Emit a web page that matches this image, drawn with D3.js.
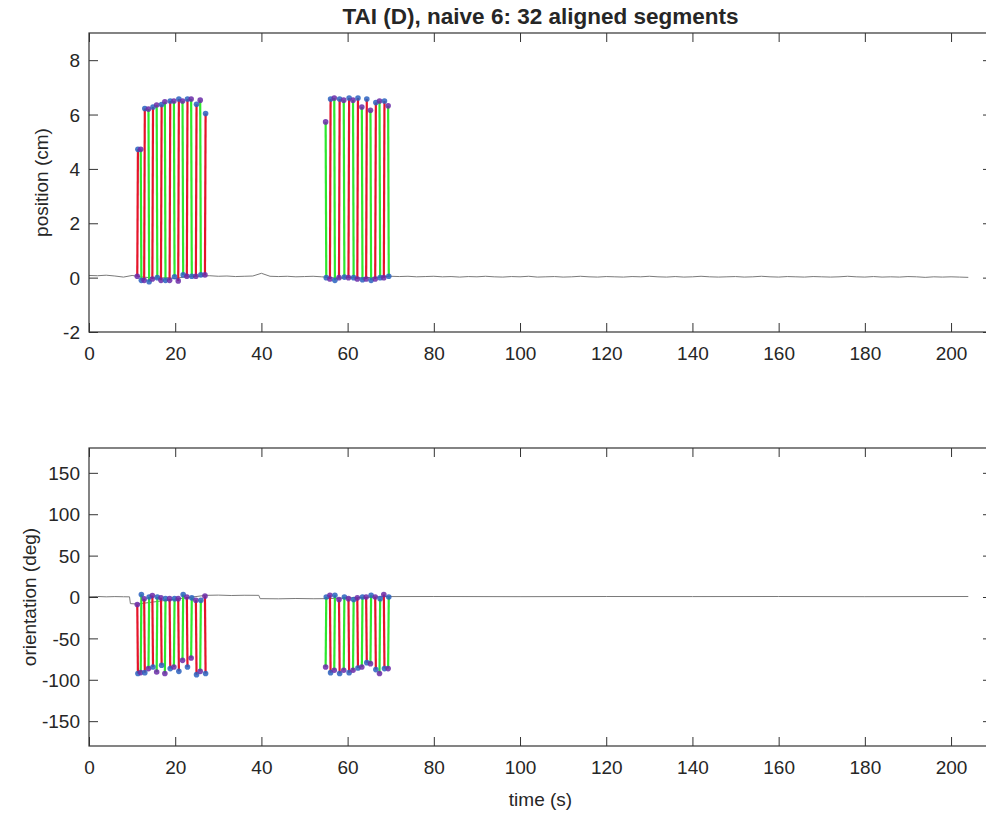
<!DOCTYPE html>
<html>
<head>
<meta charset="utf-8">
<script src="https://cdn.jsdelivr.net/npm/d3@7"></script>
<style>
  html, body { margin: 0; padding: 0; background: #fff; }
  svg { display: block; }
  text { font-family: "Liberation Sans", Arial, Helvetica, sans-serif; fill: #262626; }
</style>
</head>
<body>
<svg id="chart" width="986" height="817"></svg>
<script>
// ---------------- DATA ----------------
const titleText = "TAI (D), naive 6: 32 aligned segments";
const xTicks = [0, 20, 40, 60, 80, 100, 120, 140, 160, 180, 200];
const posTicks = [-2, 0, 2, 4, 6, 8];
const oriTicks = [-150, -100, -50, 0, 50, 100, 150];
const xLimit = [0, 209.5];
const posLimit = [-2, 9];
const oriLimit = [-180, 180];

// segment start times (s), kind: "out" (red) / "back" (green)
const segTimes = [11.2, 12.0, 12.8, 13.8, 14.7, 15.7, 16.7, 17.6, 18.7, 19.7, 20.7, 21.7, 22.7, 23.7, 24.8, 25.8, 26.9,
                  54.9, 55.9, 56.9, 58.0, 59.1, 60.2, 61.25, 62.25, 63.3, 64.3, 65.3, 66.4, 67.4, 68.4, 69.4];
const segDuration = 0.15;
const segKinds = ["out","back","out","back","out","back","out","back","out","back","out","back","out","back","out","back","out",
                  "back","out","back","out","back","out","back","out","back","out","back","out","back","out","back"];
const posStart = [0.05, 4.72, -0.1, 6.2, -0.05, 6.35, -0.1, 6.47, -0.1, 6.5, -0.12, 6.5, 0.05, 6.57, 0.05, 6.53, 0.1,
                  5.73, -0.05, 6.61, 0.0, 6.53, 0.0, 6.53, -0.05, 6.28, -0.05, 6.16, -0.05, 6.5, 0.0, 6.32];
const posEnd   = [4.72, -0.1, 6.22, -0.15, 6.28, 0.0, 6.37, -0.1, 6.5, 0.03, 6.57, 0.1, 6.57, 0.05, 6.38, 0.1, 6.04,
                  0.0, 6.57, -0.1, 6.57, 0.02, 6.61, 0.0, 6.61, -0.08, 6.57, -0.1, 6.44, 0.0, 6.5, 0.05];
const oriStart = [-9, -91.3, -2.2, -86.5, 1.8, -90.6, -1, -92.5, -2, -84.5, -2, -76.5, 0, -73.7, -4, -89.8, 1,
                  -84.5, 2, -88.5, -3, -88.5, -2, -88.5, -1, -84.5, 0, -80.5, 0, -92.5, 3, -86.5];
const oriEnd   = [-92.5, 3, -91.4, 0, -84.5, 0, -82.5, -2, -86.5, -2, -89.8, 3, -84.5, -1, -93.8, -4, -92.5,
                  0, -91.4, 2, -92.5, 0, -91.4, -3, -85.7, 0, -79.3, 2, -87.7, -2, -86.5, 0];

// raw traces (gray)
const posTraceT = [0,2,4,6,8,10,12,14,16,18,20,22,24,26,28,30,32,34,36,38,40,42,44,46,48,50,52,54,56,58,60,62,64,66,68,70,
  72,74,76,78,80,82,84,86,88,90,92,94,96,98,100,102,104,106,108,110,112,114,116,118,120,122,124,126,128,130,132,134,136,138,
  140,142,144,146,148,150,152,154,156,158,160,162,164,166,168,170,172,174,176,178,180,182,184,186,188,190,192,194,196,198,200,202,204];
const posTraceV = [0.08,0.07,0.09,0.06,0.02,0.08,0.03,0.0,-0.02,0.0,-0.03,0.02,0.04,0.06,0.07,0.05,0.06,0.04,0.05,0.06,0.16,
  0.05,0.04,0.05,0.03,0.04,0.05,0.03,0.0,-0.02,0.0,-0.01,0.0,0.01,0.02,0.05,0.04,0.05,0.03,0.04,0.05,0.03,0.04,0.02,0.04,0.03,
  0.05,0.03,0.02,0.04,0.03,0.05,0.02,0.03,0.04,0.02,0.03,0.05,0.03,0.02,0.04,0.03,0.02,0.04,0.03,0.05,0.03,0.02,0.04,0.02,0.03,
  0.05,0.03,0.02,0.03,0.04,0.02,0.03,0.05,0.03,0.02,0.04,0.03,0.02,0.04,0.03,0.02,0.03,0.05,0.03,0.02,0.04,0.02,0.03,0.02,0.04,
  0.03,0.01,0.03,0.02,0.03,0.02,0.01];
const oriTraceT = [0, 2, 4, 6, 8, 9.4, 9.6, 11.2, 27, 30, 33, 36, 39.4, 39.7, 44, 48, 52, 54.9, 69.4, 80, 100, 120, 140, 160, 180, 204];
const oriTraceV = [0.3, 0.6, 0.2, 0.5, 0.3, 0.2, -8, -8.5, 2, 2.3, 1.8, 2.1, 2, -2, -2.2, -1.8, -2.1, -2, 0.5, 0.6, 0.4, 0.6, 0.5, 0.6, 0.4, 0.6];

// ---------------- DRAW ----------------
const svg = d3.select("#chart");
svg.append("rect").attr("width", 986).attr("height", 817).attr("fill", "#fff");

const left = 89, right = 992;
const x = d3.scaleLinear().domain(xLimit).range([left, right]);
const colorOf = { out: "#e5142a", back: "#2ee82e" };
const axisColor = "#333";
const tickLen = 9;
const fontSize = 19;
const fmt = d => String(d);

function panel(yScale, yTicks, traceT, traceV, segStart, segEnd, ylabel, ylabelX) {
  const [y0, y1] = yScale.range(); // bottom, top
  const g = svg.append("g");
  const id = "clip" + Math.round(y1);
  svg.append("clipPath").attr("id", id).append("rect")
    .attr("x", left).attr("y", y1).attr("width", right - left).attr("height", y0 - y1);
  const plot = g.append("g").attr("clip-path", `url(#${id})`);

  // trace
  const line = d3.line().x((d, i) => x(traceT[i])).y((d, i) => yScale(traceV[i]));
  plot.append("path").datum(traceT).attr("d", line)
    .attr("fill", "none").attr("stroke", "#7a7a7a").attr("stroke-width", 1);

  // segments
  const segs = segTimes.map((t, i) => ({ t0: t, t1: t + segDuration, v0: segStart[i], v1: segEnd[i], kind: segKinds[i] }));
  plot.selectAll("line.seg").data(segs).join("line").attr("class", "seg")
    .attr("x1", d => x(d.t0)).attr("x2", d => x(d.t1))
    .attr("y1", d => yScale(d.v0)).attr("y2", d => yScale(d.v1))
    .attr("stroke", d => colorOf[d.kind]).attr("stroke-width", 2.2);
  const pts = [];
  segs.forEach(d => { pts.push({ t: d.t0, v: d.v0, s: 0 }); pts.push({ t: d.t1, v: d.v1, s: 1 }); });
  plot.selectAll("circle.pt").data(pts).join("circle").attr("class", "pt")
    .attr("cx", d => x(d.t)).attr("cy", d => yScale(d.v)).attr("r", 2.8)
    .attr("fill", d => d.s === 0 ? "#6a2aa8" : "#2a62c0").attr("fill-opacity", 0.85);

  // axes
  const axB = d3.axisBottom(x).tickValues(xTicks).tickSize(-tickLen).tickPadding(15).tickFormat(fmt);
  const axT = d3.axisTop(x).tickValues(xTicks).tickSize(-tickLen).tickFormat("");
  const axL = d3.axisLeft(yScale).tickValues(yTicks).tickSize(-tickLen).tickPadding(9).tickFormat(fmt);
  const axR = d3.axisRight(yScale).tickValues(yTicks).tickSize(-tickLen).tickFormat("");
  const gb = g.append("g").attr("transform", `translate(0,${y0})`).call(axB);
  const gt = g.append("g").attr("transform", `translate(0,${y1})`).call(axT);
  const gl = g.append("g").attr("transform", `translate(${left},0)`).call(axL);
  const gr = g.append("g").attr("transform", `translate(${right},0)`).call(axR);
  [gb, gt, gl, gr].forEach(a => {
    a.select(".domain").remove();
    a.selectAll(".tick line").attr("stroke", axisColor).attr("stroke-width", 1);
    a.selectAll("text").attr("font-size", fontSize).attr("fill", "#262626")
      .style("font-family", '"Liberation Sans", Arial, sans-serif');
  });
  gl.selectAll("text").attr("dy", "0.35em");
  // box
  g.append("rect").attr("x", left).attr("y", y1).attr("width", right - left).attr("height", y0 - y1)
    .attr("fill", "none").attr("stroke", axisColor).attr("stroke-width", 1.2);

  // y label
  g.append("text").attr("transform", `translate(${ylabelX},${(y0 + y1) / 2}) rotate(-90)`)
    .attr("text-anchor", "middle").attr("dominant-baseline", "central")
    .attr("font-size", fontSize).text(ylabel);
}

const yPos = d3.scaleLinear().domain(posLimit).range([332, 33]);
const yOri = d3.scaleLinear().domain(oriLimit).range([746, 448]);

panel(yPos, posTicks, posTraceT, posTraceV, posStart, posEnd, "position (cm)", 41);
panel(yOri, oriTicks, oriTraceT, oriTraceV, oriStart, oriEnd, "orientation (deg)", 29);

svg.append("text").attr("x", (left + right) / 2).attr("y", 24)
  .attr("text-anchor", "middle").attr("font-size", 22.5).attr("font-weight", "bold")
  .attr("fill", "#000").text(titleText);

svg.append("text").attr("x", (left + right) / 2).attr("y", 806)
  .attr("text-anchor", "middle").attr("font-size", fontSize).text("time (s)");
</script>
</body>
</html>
====
◆ EXERCISE DESCRIPTION ◆
Please take the lines from the beginning of the data above through the line holding "const oriLimit = [-180, 180];" and transcribe them exactly, without any pictures.

◆ TASK ANSWER ◆
Emit a web page that matches this image, drawn with D3.js.
<!DOCTYPE html>
<html>
<head>
<meta charset="utf-8">
<script src="https://cdn.jsdelivr.net/npm/d3@7"></script>
<style>
  html, body { margin: 0; padding: 0; background: #fff; }
  svg { display: block; }
  text { font-family: "Liberation Sans", Arial, Helvetica, sans-serif; fill: #262626; }
</style>
</head>
<body>
<svg id="chart" width="986" height="817"></svg>
<script>
// ---------------- DATA ----------------
const titleText = "TAI (D), naive 6: 32 aligned segments";
const xTicks = [0, 20, 40, 60, 80, 100, 120, 140, 160, 180, 200];
const posTicks = [-2, 0, 2, 4, 6, 8];
const oriTicks = [-150, -100, -50, 0, 50, 100, 150];
const xLimit = [0, 209.5];
const posLimit = [-2, 9];
const oriLimit = [-180, 180];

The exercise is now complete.